Queria tanto poder usar a palavra voragem. Poder não, não quero poder nenhum, queria saber. Saber não, não quero saber nada, queria conseguir. Conseguir também não — sem esforço, é como eu queria. Queria sentir, tão dentro, tão fundo que quando ela, a palavra, viesse à tona, desviaria da razão e evitaria o intelecto para corromper o ar com seu som perverso. A-racional, abismal. Não me basta escrevê-la — que estou escrevendo agora e sou capaz de encher pilhas de papel repetindo voragem voragem voragem voragem voragem voragem voragem sete vezes ao infinito até perder o sentido e nada mais significar — não é dessa forma que eu a desejo. Ah essa palavra de desgrenhados cabelos, enormes olhos e trêmulas mãos. Melodramática palavra, de voz rouca igual à daquelas mulheres que, como dizia John Fante, só a adquirem depois de muitos conhaques e muitos cigarros. Eu quero sê-la, voragem.
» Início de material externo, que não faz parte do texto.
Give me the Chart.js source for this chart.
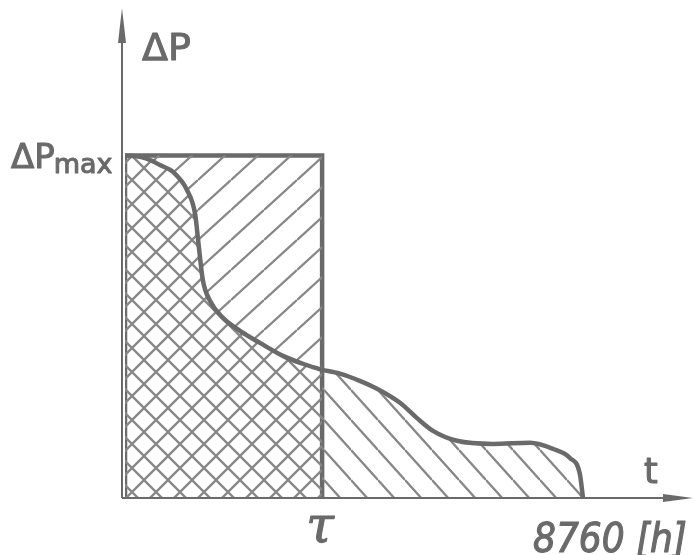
<!DOCTYPE html>
<html>
<head>
<meta charset="utf-8">
<script src="https://cdn.jsdelivr.net/npm/chart.js@4"></script>
<style>
  html, body { margin: 0; padding: 0; background: #fff; }
  #wrap { width: 694px; height: 555px; }
</style>
</head>
<body>
<div id="wrap"><canvas id="c" width="694" height="555"></canvas></div>
<script>
// load duration curve: time in hours, load relative to ΔPmax
const hours = [0, 290, 480, 670, 920, 1190, 1340, 1400, 1435, 1490, 1625, 1875, 2200, 2580, 3020, 3400, 3770,
    4110, 4490, 4820, 5260, 5580, 5890, 6350, 7040, 7750, 8190, 8510, 8700, 8760];
const load = [1.0, 0.996, 0.987, 0.972, 0.952, 0.898, 0.83, 0.751, 0.702, 0.635, 0.576, 0.526, 0.488, 0.453, 0.415, 0.392, 0.374,
    0.363, 0.342, 0.319, 0.278, 0.234, 0.196, 0.167, 0.158, 0.161, 0.143, 0.117, 0.07, 0];
const tau = 3770;
const yearHours = 8760;
const pMax = 1;
const tickLabels = { tau: 'τ', year: '8760 [h]', yAxis: 'ΔP', xAxis: 't', pMax: 'ΔP', pMaxSub: 'max' };

const INK = '#6a6a6a';
const HATCH = '#878787';

const curve = hours.map((h, i) => ({ x: h, y: load[i] }));
const leftPart = curve.filter(p => p.x <= tau);
const rightPart = curve.filter(p => p.x >= tau);
const rectTop = leftPart.map(p => ({ x: p.x, y: pMax }));
const outline = [{ x: 0, y: 0 }, { x: 0, y: pMax }, { x: tau, y: pMax }, { x: tau, y: 0 }];

function hatch(w, h, dirs) {
    const c = document.createElement('canvas');
    c.width = w;
    c.height = h;
    const g = c.getContext('2d');
    g.strokeStyle = HATCH;
    g.lineWidth = 2.3;
    g.beginPath();
    for (let k = -1; k <= 1; k++) {
        if (dirs.includes('/')) {
            g.moveTo(0, h + k * h);
            g.lineTo(w, k * h);
        }
        if (dirs.includes('\\')) {
            g.moveTo(0, k * h);
            g.lineTo(w, h + k * h);
        }
    }
    g.stroke();
    return g.createPattern(c, 'repeat');
}

const crossFill = hatch(24, 24, '/\\');
const upperFill = hatch(33, 30, '/');
const lowerFill = hatch(27, 30, '\\');

function label(ctx, text, x, y) {
    ctx.fillText(text, x, y);
    ctx.strokeText(text, x, y);
}

// axes arrows and labels
const decor = {
    id: 'decor',
    afterDatasetsDraw(chart) {
        const { ctx, chartArea, scales: { x, y } } = chart;
        const x0 = x.getPixelForValue(0) - 3;
        const y0 = y.getPixelForValue(0);
        ctx.save();
        ctx.strokeStyle = INK;
        ctx.fillStyle = INK;
        ctx.lineWidth = 2;
        ctx.beginPath();
        ctx.moveTo(x0, y0);
        ctx.lineTo(x0, chartArea.top + 10);
        ctx.moveTo(x0, y0);
        ctx.lineTo(chartArea.right - 10, y0);
        ctx.stroke();
        // arrow heads
        ctx.beginPath();
        ctx.moveTo(x0, chartArea.top);
        ctx.lineTo(x0 - 4, chartArea.top + 35);
        ctx.lineTo(x0 + 4, chartArea.top + 35);
        ctx.closePath();
        ctx.moveTo(chartArea.right, y0);
        ctx.lineTo(chartArea.right - 30, y0 - 4);
        ctx.lineTo(chartArea.right - 30, y0 + 4);
        ctx.closePath();
        ctx.fill();

        ctx.lineWidth = 1.1;
        ctx.lineJoin = 'round';
        ctx.textBaseline = 'alphabetic';
        ctx.textAlign = 'left';
        ctx.font = '38px "DejaVu Sans"';
        label(ctx, tickLabels.yAxis, x0 + 20, chartArea.top + 52);
        ctx.font = '35px "DejaVu Sans"';
        label(ctx, tickLabels.xAxis, chartArea.right - 49, y0 - 15);

        const yMax = y.getPixelForValue(pMax);
        ctx.font = '34px "DejaVu Sans"';
        label(ctx, tickLabels.pMax, 11, yMax + 12);
        const w = ctx.measureText(tickLabels.pMax).width;
        ctx.font = '27px "DejaVu Sans"';
        label(ctx, tickLabels.pMaxSub, 11 + w - 1, yMax + 17);

        ctx.textAlign = 'center';
        ctx.font = 'italic 50px "DejaVu Serif"';
        label(ctx, tickLabels.tau, x.getPixelForValue(tau) - 2, y0 + 44);
        ctx.textAlign = 'left';
        ctx.font = 'italic 40px "DejaVu Sans Condensed", "DejaVu Sans"';
        label(ctx, tickLabels.year, x.getPixelForValue(yearHours) - 50, y0 + 54);
        ctx.restore();
    }
};

const lineBase = { pointRadius: 0, borderCapStyle: 'round', borderJoinStyle: 'round' };

new Chart(document.getElementById('c'), {
    type: 'line',
    data: {
        datasets: [
            { ...lineBase, data: leftPart, fill: 'origin', backgroundColor: crossFill,
              borderColor: INK, borderWidth: 4.5, cubicInterpolationMode: 'monotone' },
            { ...lineBase, data: rightPart, fill: 'origin', backgroundColor: lowerFill,
              borderColor: INK, borderWidth: 4.5, cubicInterpolationMode: 'monotone' },
            { ...lineBase, data: rectTop, fill: 0, backgroundColor: upperFill,
              borderWidth: 0, borderColor: 'rgba(0,0,0,0)' },
            { ...lineBase, data: outline, fill: false, borderColor: INK, borderWidth: 4.5,
              borderJoinStyle: 'miter', borderCapStyle: 'butt' }
        ]
    },
    options: {
        responsive: false,
        animation: false,
        events: [],
        layout: { padding: { left: 125, right: 1, top: 8, bottom: 57 } },
        plugins: { legend: { display: false }, tooltip: { enabled: false } },
        scales: {
            x: { type: 'linear', display: false, min: 0, max: 10864 },
            y: { type: 'linear', display: false, min: 0, max: 1.4307 }
        }
    },
    plugins: [decor]
});
</script>
</body>
</html>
Espio no dicionário seu significado oficial, tentativa inútil de exorcizar o encantamento maligno. O que leio, inquieta ainda mais: “Aquilo que sorve ou devora”. E vejo um redemoinho lamacento de areias movediças à superfície do qual uma única mão se crispa. Vórtice, penso, numa vertigem. Repito, hipnotizado: vertigem, vórtice, voragem. “Qualquer abismo” — continuo a ler. Os abismos de rosas, os abismos de urzes, e aqueles abismos à beira do qual duas crianças correm perigo, protegidas pelas asas do Anjo da Guarda. Os abismos de estrelas falsas no falso céu do teto do meu quarto, os abismos de beijos e desejos, o abismo onde se detém o rei daquela história zen para abrir o anel que lhe deu o monge, onde está guardado o condão capaz de salvá-lo — e o condão é a frase “isto também passará”. Sim, e leio então: “Tudo que subverte ou consome” — paixões, ideologias, ódios, feitiçarias, vocações, ilusões, morte e vida. Essas outras palavras de maiúsculas implícitas — vorazes, voragem—, abismais.
Eu estava lá, no centro do furacão. E repito palavras que são e não são minhas enquanto o porteiro do edifício em frente toca violão e canta, e a chuva desaba outra vez, e peço: por favor, me socorre, me socorre que hoje estou sentido e português, lusitano e melancólico. Me ajuda que hoje tenho certeza absoluta que já fui Pessoa ou Virginia Woolf em outras vidas, e filósofo em tupi-guarani, enganado pelos búzios, pelas cartas, pelos astros, pelas fadas. Me puxa para fora deste túnel, me mostra o caminho para baixo da quaresmeira em flor que eu quero encostar em seu tronco o lótus de mil pétalas do topo da minha cabeça tonta para sair de mim e respirar aliviado de por um instante não ser mais eu, que hoje e não me suporto nem me perdoo de ser como sou e não ter solução. Me ajuda, peço, quando Excalibur afunda sem volta no lago.
Ela se debruça sobre mim, me beija com sua grande boca vermelha movediça. Tenho medo mas abro minha boca para me perder.
Ela repete baixinho em meus ouvidos nomes cheios de sangue — Galizia, Ana Cristina, Júlio Barroso — enquanto contemplo o céu no teto do meu quarto, girando intergaláctico em direção a ER-8, a estrela de bilhões de anos, o cadáver insepulto para sempre da estrela perdida nos confins do Universo. Choro sozinho no escuro, e você não enxuga as minhas lágrimas. Você não quer ver a minha infância. Solto nesse abismo onde só brilham as estrelas de papel no teto, desguardado do anjo com suas mornas asas abertas. Você não me ouve nem vê, e se ouvisse e visse não compreenderia quando eu abrir os braços para Ela e saudar, amável e desesperado como quem dá boas-vindas ao terror consentido: voragem, bem-vinda.
Voragem, vórtice, vertigem: ego. Farpas e trapos. Quero um solo de guitarra rasgando a madrugada. Te espero aqui onde estou, abismo, no centro do furacão. Em movimento, águas.